Maybe you had to file for an extension this year, or ask for a payment plan, because you didn't pay all your taxes on time. If so, you have company: Facebook revealed in its quarterly financial report on Thursday that it's under investigation by the IRS, and that investigation could lead to payments of $3 to $5 billion. Plus interest and penalties.
How could this have happened? Because of a tax strategy called "Double Irish," used by Facebook and other multinational Internet companies. It works like this: Facebook's subsidiaries in other countries pay to use Facebook's software and intellectual property. But they don't pay that money to the American parent company.

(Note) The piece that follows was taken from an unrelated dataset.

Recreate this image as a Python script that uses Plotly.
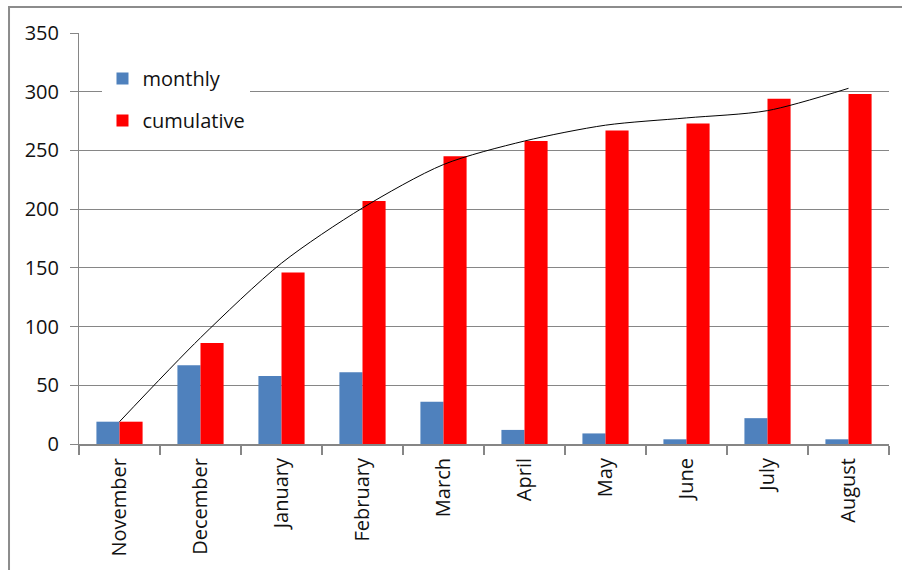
import plotly.graph_objects as go

months = ["November", "December", "January", "February", "March",
          "April", "May", "June", "July", "August"]
monthly = [19, 67, 58, 61, 36, 12, 9, 4, 22, 4]
cumulative = [19, 86, 146, 207, 245, 258, 267, 273, 294, 298]
# smoothed trend of the cumulative total, one value per month
trend = [19, 90.5, 154, 201, 238, 258, 271.5, 277.7, 283.9, 302.9]
y_ticks = [0, 50, 100, 150, 200, 250, 300, 350]

GRID = "#868686"
TEXT = "#111111"

fig = go.Figure()
fig.add_trace(go.Bar(x=months, y=monthly, name="monthly",
                     marker=dict(color="#4F81BD", line=dict(width=0)),
                     legendgroup="a"))
fig.add_trace(go.Bar(x=months, y=cumulative, name="cumulative",
                     marker=dict(color="#FF0000", line=dict(width=0)),
                     legendgroup="b"))
fig.add_trace(go.Scatter(x=months, y=trend, mode="lines", showlegend=False,
                         hoverinfo="skip",
                         line=dict(color="black", width=1, shape="spline",
                                   smoothing=0.8)))

fig.update_layout(
    width=902, height=570,
    margin=dict(l=79, r=13, t=33, b=126),
    paper_bgcolor="white", plot_bgcolor="white",
    font=dict(family="Open Sans", size=20, color=TEXT),
    barmode="group", bargap=0.43, bargroupgap=0,
    showlegend=True,
    legend=dict(x=0.029, y=0.937, xanchor="left", yanchor="top",
                bgcolor="white", borderwidth=0, tracegroupgap=13,
                itemwidth=30,
                font=dict(family="Open Sans", size=20, color=TEXT)),
    xaxis=dict(showline=True, linecolor=GRID, linewidth=2,
               ticks="outside", tickson="boundaries", ticklen=9,
               tickcolor=GRID, tickwidth=1.5, tickangle=-90,
               ticklabelstandoff=4,
               showgrid=False, tickfont=dict(size=20, color=TEXT)),
    yaxis=dict(range=[0, 350], tickvals=y_ticks, showgrid=True,
               gridcolor=GRID, gridwidth=1, showline=True, linecolor=GRID,
               linewidth=1, ticks="outside", ticklen=8, tickcolor=GRID,
               ticklabelstandoff=7,
               zeroline=False, tickfont=dict(size=20, color=TEXT)),
    shapes=[dict(type="path", xref="paper", yref="paper",
                 path="M -0.0864,-0.31 L -0.0864,1.0633 L 1.02,1.0633",
                 line=dict(color="#8c8c8c", width=2))],
)

fig.write_html("out.html")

Instead, Facebook transferred rights to its intellectual property to its Irish subsidiary, and subsidiaries in countries other than the U.S. and Canada paid those cost-sharing fees to that Irish subsidiary instead of to the parent company. Why? Corporate income tax in Ireland is 12.5 percent. It's officially 35 percent in the United States, although in practice that can vary.
Strange as it sounds, all this is perfectly legal, although the option is being phased out. But the IRS claims that Facebook not only moved assets to Ireland so as to avoid paying U.S. taxes, but also undervalued those assets so that it underpaid taxes when it sold them to the Irish subsidiary. That's the reason for the investigation and the potential multi-billion-dollar payment.
Facebook plans challenge.
Not surprisingly, Facebook says it disputes the IRS claims. "We do not agree with the position of the IRS and will file a petition in the United States Tax Court challenging the Notice," Facebook's filing says. Asked for further comment, the company told Fortune: "Facebook complies with all applicable rules and regulations in the countries where we operate."
Maybe, but not quickly. According to a complaint filed by the IRS in federal court, Facebook has failed to fully comply with seven different summonses, including an order to appear at an IRS office on June 29. The IRS also said the company has supplied only some of the documentation it requested.
It will be interesting to see how this plays out.